Elton John thinks there’s something “incredibly racist” about viewer voting on Fox TV’s “American Idol.”
John — who rehearsed with the show’s wannabe pop stars during a recent week in which they performed his songs — said three performers he was really impressed with “happened to be black, young female singers and they all seemed to be landing in the bottom three.”
“These three girls would have the talent to be members of The Royal Academy or Juilliard,” the British singer-songwriter told reporters. “They have great voices. The fact that they are constantly in the bottom three, and I don’t want to set myself up here, I find it incredibly racist.”
Fox spokesman Scott Grogin said Wednesday the network had no comment.
John made the remarks in response to a question during a news conference Tuesday to announce his July 13-18 concerts at Radio City Music Hall. The concerts will feature students from London’s Royal Academy of Music and The Juilliard School of New York.
Last week, black vocalist Jennifer Hudson was voted off the show, and the other two singers grouped in the bottom three of the remaining “American Idol” contestants were black singers La Toya London and Fantasia Barrino. They’d been praised by the show’s judges and had become known as “The Three Divas.”

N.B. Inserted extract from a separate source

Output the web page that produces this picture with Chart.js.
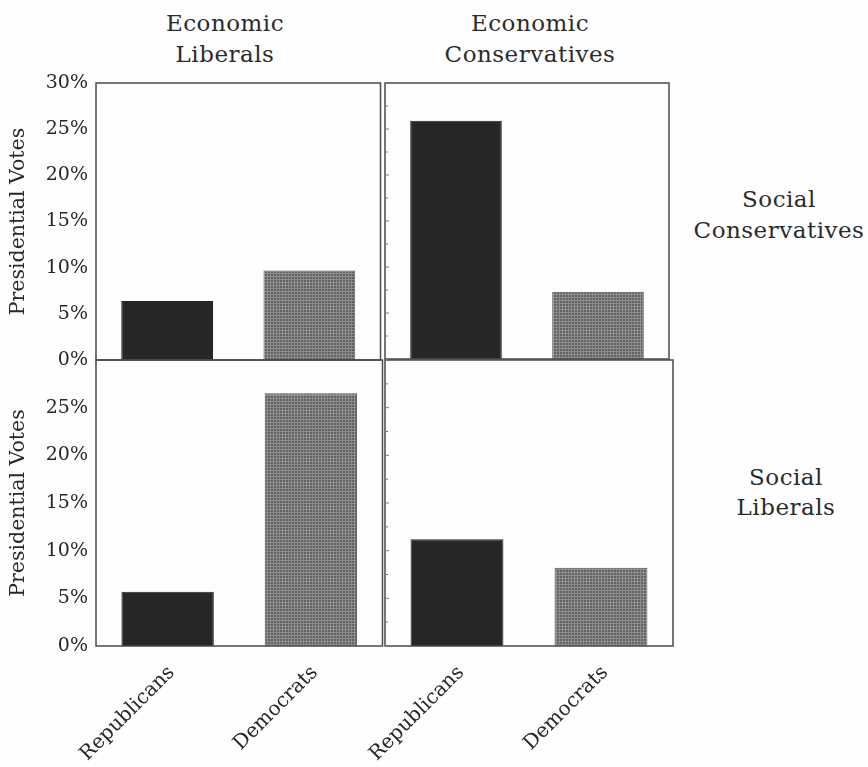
<!DOCTYPE html>
<html>
<head>
<meta charset="utf-8">
<script src="https://cdn.jsdelivr.net/npm/chart.js@4"></script>
<style>
  body { margin:0; background:#fefefe; }
  #wrap { position:relative; width:868px; height:767px; overflow:hidden; font-family:'DejaVu Serif',serif; color:#2b2b2b; }
  #wrap canvas { position:absolute; }
  .lbl { position:absolute; width:220px; text-align:center; font-size:23px; line-height:31px; letter-spacing:0.5px; white-space:nowrap; }
</style>
</head>
<body>
<div id="wrap">
  <div class="lbl" style="left:115px;top:8px">Economic<br>Liberals</div>
  <div class="lbl" style="left:420px;top:8px">Economic<br>Conservatives</div>
  <div class="lbl" style="left:669px;top:184px">Social<br>Conservatives</div>
  <div class="lbl" style="left:676px;top:462px;line-height:30px">Social<br>Liberals</div>
  <canvas id="c-tl"></canvas>
  <canvas id="c-tr"></canvas>
  <canvas id="c-bl"></canvas>
  <canvas id="c-br"></canvas>
</div>
<script>
// ---- data (percent of presidential votes) ----
const parties = ['Republicans', 'Democrats'];
const yTicks  = [0, 5, 10, 15, 20, 25, 30];
const socConsEconLib  = [6.4, 9.7];   // top-left
const socConsEconCons = [25.9, 7.3];  // top-right
const socLibEconLib   = [5.7, 26.5];  // bottom-left
const socLibEconCons  = [11.2, 8.2];  // bottom-right

const FONT = 'DejaVu Serif';
const INK = '#272727';

// grey stipple for the Democrat bars
function stipple() {
  const t = document.createElement('canvas');
  t.width = 3; t.height = 3;
  const g = t.getContext('2d');
  g.fillStyle = '#8e8e8e'; g.fillRect(0, 0, 3, 3);
  g.fillStyle = '#626262'; g.fillRect(1, 1, 2, 2);
  return g.createPattern(t, 'repeat');
}
const demFill = stipple();

// frame round the plot area + small inward ticks on the right panels
const framePlugin = {
  id: 'frame',
  afterDatasetsDraw(chart, args, opts) {
    const { ctx, chartArea: a } = chart;
    ctx.save();
    ctx.strokeStyle = '#4a4a4a';
    ctx.lineWidth = 1.5;
    ctx.strokeRect(a.left, a.top, a.right - a.left, a.bottom - a.top);
    if (opts.innerTicks) {
      const y = chart.scales.y;
      ctx.lineWidth = 1;
      ctx.strokeStyle = '#777';
      for (let i = 0; i < yTicks.length; i++) {
        const v = yTicks[i];
        const py = y.getPixelForValue(v);
        ctx.beginPath(); ctx.moveTo(a.left, py); ctx.lineTo(a.left + 4, py); ctx.stroke();
        if (i < yTicks.length - 1) {
          const pm = y.getPixelForValue((v + yTicks[i + 1]) / 2);
          ctx.beginPath(); ctx.moveTo(a.left, pm); ctx.lineTo(a.left + 3, pm); ctx.stroke();
        }
      }
    }
    ctx.restore();
  }
};

function panel(id, box, pad, values, o) {
  const cv = document.getElementById(id);
  cv.style.left = box[0] + 'px'; cv.style.top = box[1] + 'px';
  cv.style.width = box[2] + 'px'; cv.style.height = box[3] + 'px';
  return new Chart(cv, {
    type: 'bar',
    data: {
      labels: parties,
      datasets: [{
        data: values,
        backgroundColor: [INK, demFill],
        borderColor: ['#222', '#555'],
        borderWidth: 1,
        barPercentage: 0.645,
        categoryPercentage: 1.0,
      }],
    },
    options: {
      responsive: false, animation: false, devicePixelRatio: 1,
      layout: { padding: pad },
      plugins: { legend: { display: false }, tooltip: { enabled: false }, frame: { innerTicks: !o.yAxis } },
      scales: {
        x: {
          display: o.xAxis,
          grid: { display: false }, border: { display: false },
          ticks: { color: INK, font: { family: FONT, size: 20 }, minRotation: 45, maxRotation: 45, padding: 7, labelOffset: 4 },
          afterFit: s => { s.height = o.xAxis ? 121 : 0; s.paddingLeft = 0; s.paddingRight = 0; },
        },
        y: {
          display: o.yAxis,
          min: 0, max: 30,
          grid: { display: false, drawTicks: false }, border: { display: false },
          afterBuildTicks: s => { s.ticks = yTicks.map(v => ({ value: v })); },
          ticks: {
            color: INK, padding: 8, font: { family: FONT, size: 19 },
            callback: v => (o.hideTop && v === 30) ? '' : v + '%',
          },
          title: { display: true, text: 'Presidential Votes', color: INK, font: { family: FONT, size: 20.5 }, padding: { top: 6, bottom: 0 } },
          afterFit: s => { s.width = o.yAxis ? 96 : 0; s.paddingTop = 0; s.paddingBottom = 0; },
        },
      },
    },
    plugins: [framePlugin],
  });
}

// canvas boxes: [left, top, width, height]; padding sets the plot frame
panel('c-tl', [0, 60, 382, 320],   { top: 23, bottom: 20, left: 0, right: 1.5 },  socConsEconLib,  { xAxis: false, yAxis: true });
panel('c-tr', [280, 60, 395, 320], { top: 23, bottom: 21, left: 105, right: 6 },  socConsEconCons, { xAxis: false, yAxis: false });
panel('c-bl', [0, 350, 384, 417],  { top: 10, bottom: 0, left: 0, right: 1.5 },   socLibEconLib,   { xAxis: true, yAxis: true, hideTop: true });
panel('c-br', [280, 350, 400, 417],{ top: 10, bottom: 0, left: 105, right: 7 },   socLibEconCons,  { xAxis: true, yAxis: false });
</script>
</body>
</html>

The New York Post reported it was deluged with calls complaining that the voting was racially motivated. (The Post is owned by News Corp., which also owns Fox TV.)
Even series host Ryan Seacrest chastised viewers following the tally in which contestants who gave marginal performances were the top vote-getters.
“You cannot let talent like this slip through the cracks,” Seacrest said.
London and Barrino are still in the competition, as is George Huff, who is black. For the contestants, a recording contract and instant career are at stake.
“American Idol,” unlike other reality shows featuring competition, is more popular in black homes than white homes. For the current season, the show is watched in 19 percent of all black households, compared with 15 percent of white households, according to Nielsen Media Research.